The exercise
Send each entry back exactly as given, pictures excluded.

Extracted records
☆ ☆ ☆ ☆ ☆ ☆ ☆

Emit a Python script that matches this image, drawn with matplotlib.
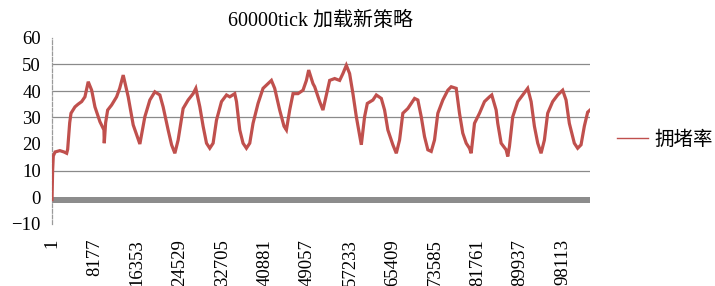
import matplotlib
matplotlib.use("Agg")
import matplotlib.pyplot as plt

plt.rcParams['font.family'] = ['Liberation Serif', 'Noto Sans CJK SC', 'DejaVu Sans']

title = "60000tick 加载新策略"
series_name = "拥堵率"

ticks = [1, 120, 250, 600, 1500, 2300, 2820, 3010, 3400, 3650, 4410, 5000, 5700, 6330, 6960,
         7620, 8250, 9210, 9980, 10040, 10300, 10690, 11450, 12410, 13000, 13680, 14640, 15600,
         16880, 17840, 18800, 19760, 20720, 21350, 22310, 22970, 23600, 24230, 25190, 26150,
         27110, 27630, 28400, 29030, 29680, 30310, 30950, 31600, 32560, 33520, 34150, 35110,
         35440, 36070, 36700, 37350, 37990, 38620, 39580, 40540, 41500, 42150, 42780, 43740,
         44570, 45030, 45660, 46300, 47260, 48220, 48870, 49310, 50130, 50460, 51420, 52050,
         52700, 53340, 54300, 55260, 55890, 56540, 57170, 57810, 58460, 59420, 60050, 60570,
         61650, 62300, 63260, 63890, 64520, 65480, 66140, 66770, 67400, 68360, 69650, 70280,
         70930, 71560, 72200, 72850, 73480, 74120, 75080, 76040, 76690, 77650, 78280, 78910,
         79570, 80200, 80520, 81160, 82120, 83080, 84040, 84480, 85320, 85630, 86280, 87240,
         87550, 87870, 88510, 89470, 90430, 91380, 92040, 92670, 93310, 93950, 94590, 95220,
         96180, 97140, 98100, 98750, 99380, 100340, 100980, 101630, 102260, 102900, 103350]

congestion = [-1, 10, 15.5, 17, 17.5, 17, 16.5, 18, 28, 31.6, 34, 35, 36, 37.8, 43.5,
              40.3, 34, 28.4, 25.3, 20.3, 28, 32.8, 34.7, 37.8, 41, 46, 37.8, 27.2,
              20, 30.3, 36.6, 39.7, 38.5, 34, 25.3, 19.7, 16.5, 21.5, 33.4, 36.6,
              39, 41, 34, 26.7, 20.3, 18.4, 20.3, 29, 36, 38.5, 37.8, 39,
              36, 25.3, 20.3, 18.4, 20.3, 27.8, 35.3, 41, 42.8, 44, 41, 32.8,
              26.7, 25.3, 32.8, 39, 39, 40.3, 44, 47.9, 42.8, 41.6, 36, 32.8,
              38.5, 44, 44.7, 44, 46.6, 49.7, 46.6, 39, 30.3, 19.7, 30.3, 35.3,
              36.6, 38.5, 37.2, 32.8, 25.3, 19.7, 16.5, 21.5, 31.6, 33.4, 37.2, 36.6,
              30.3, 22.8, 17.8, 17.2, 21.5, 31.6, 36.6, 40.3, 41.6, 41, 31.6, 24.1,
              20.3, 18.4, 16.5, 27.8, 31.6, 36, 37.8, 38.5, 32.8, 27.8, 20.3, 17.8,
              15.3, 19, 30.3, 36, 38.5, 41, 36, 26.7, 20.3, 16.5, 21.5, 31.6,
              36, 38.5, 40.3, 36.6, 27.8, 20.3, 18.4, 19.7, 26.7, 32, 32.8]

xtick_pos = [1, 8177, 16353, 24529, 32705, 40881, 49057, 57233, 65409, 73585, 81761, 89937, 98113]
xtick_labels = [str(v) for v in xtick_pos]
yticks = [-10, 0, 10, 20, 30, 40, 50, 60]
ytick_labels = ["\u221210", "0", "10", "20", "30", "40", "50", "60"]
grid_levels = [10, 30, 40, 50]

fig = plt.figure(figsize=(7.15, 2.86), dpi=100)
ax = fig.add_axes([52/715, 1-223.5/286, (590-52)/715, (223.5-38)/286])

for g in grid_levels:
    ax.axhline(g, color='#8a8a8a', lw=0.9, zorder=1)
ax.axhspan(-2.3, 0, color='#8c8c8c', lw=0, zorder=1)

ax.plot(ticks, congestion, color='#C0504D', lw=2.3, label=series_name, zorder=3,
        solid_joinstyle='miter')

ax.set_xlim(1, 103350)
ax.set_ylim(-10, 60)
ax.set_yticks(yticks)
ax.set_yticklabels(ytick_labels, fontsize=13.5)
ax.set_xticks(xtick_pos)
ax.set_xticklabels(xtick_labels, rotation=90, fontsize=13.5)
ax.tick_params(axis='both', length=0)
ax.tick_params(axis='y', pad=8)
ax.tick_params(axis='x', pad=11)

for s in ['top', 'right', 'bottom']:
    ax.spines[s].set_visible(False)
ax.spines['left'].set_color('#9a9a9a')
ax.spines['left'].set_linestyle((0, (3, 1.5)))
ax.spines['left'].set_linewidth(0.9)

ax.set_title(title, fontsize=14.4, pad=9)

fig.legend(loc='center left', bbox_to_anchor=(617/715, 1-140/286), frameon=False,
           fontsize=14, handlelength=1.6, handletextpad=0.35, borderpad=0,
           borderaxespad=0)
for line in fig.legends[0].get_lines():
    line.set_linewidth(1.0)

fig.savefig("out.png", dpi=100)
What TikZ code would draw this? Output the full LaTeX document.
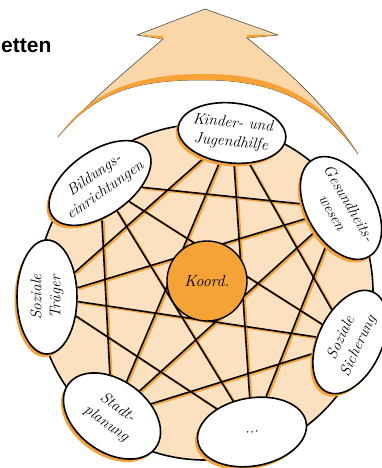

☆ ☆ ☆ ☆ ☆ ☆ ☆

In response
Emit a Python script that matches this image, drawn with matplotlib.
import matplotlib
matplotlib.use("Agg")
import matplotlib.pyplot as plt

plt.rcParams['font.family'] = ['Liberation Serif', 'Noto Sans CJK SC', 'DejaVu Sans']

title = "60000tick 加载新策略"
series_name = "拥堵率"

ticks = [1, 120, 250, 600, 1500, 2300, 2820, 3010, 3400, 3650, 4410, 5000, 5700, 6330, 6960,
         7620, 8250, 9210, 9980, 10040, 10300, 10690, 11450, 12410, 13000, 13680, 14640, 15600,
         16880, 17840, 18800, 19760, 20720, 21350, 22310, 22970, 23600, 24230, 25190, 26150,
         27110, 27630, 28400, 29030, 29680, 30310, 30950, 31600, 32560, 33520, 34150, 35110,
         35440, 36070, 36700, 37350, 37990, 38620, 39580, 40540, 41500, 42150, 42780, 43740,
         44570, 45030, 45660, 46300, 47260, 48220, 48870, 49310, 50130, 50460, 51420, 52050,
         52700, 53340, 54300, 55260, 55890, 56540, 57170, 57810, 58460, 59420, 60050, 60570,
         61650, 62300, 63260, 63890, 64520, 65480, 66140, 66770, 67400, 68360, 69650, 70280,
         70930, 71560, 72200, 72850, 73480, 74120, 75080, 76040, 76690, 77650, 78280, 78910,
         79570, 80200, 80520, 81160, 82120, 83080, 84040, 84480, 85320, 85630, 86280, 87240,
         87550, 87870, 88510, 89470, 90430, 91380, 92040, 92670, 93310, 93950, 94590, 95220,
         96180, 97140, 98100, 98750, 99380, 100340, 100980, 101630, 102260, 102900, 103350]

congestion = [-1, 10, 15.5, 17, 17.5, 17, 16.5, 18, 28, 31.6, 34, 35, 36, 37.8, 43.5,
              40.3, 34, 28.4, 25.3, 20.3, 28, 32.8, 34.7, 37.8, 41, 46, 37.8, 27.2,
              20, 30.3, 36.6, 39.7, 38.5, 34, 25.3, 19.7, 16.5, 21.5, 33.4, 36.6,
              39, 41, 34, 26.7, 20.3, 18.4, 20.3, 29, 36, 38.5, 37.8, 39,
              36, 25.3, 20.3, 18.4, 20.3, 27.8, 35.3, 41, 42.8, 44, 41, 32.8,
              26.7, 25.3, 32.8, 39, 39, 40.3, 44, 47.9, 42.8, 41.6, 36, 32.8,
              38.5, 44, 44.7, 44, 46.6, 49.7, 46.6, 39, 30.3, 19.7, 30.3, 35.3,
              36.6, 38.5, 37.2, 32.8, 25.3, 19.7, 16.5, 21.5, 31.6, 33.4, 37.2, 36.6,
              30.3, 22.8, 17.8, 17.2, 21.5, 31.6, 36.6, 40.3, 41.6, 41, 31.6, 24.1,
              20.3, 18.4, 16.5, 27.8, 31.6, 36, 37.8, 38.5, 32.8, 27.8, 20.3, 17.8,
              15.3, 19, 30.3, 36, 38.5, 41, 36, 26.7, 20.3, 16.5, 21.5, 31.6,
              36, 38.5, 40.3, 36.6, 27.8, 20.3, 18.4, 19.7, 26.7, 32, 32.8]

xtick_pos = [1, 8177, 16353, 24529, 32705, 40881, 49057, 57233, 65409, 73585, 81761, 89937, 98113]
xtick_labels = [str(v) for v in xtick_pos]
yticks = [-10, 0, 10, 20, 30, 40, 50, 60]
ytick_labels = ["\u221210", "0", "10", "20", "30", "40", "50", "60"]
grid_levels = [10, 30, 40, 50]

fig = plt.figure(figsize=(7.15, 2.86), dpi=100)
ax = fig.add_axes([52/715, 1-223.5/286, (590-52)/715, (223.5-38)/286])

for g in grid_levels:
    ax.axhline(g, color='#8a8a8a', lw=0.9, zorder=1)
ax.axhspan(-2.3, 0, color='#8c8c8c', lw=0, zorder=1)

ax.plot(ticks, congestion, color='#C0504D', lw=2.3, label=series_name, zorder=3,
        solid_joinstyle='miter')

ax.set_xlim(1, 103350)
ax.set_ylim(-10, 60)
ax.set_yticks(yticks)
ax.set_yticklabels(ytick_labels, fontsize=13.5)
ax.set_xticks(xtick_pos)
ax.set_xticklabels(xtick_labels, rotation=90, fontsize=13.5)
ax.tick_params(axis='both', length=0)
ax.tick_params(axis='y', pad=8)
ax.tick_params(axis='x', pad=11)

for s in ['top', 'right', 'bottom']:
    ax.spines[s].set_visible(False)
ax.spines['left'].set_color('#9a9a9a')
ax.spines['left'].set_linestyle((0, (3, 1.5)))
ax.spines['left'].set_linewidth(0.9)

ax.set_title(title, fontsize=14.4, pad=9)

fig.legend(loc='center left', bbox_to_anchor=(617/715, 1-140/286), frameon=False,
           fontsize=14, handlelength=1.6, handletextpad=0.35, borderpad=0,
           borderaxespad=0)
for line in fig.legends[0].get_lines():
    line.set_linewidth(1.0)

fig.savefig("out.png", dpi=100)
What TikZ code would draw this? Output the full LaTeX document.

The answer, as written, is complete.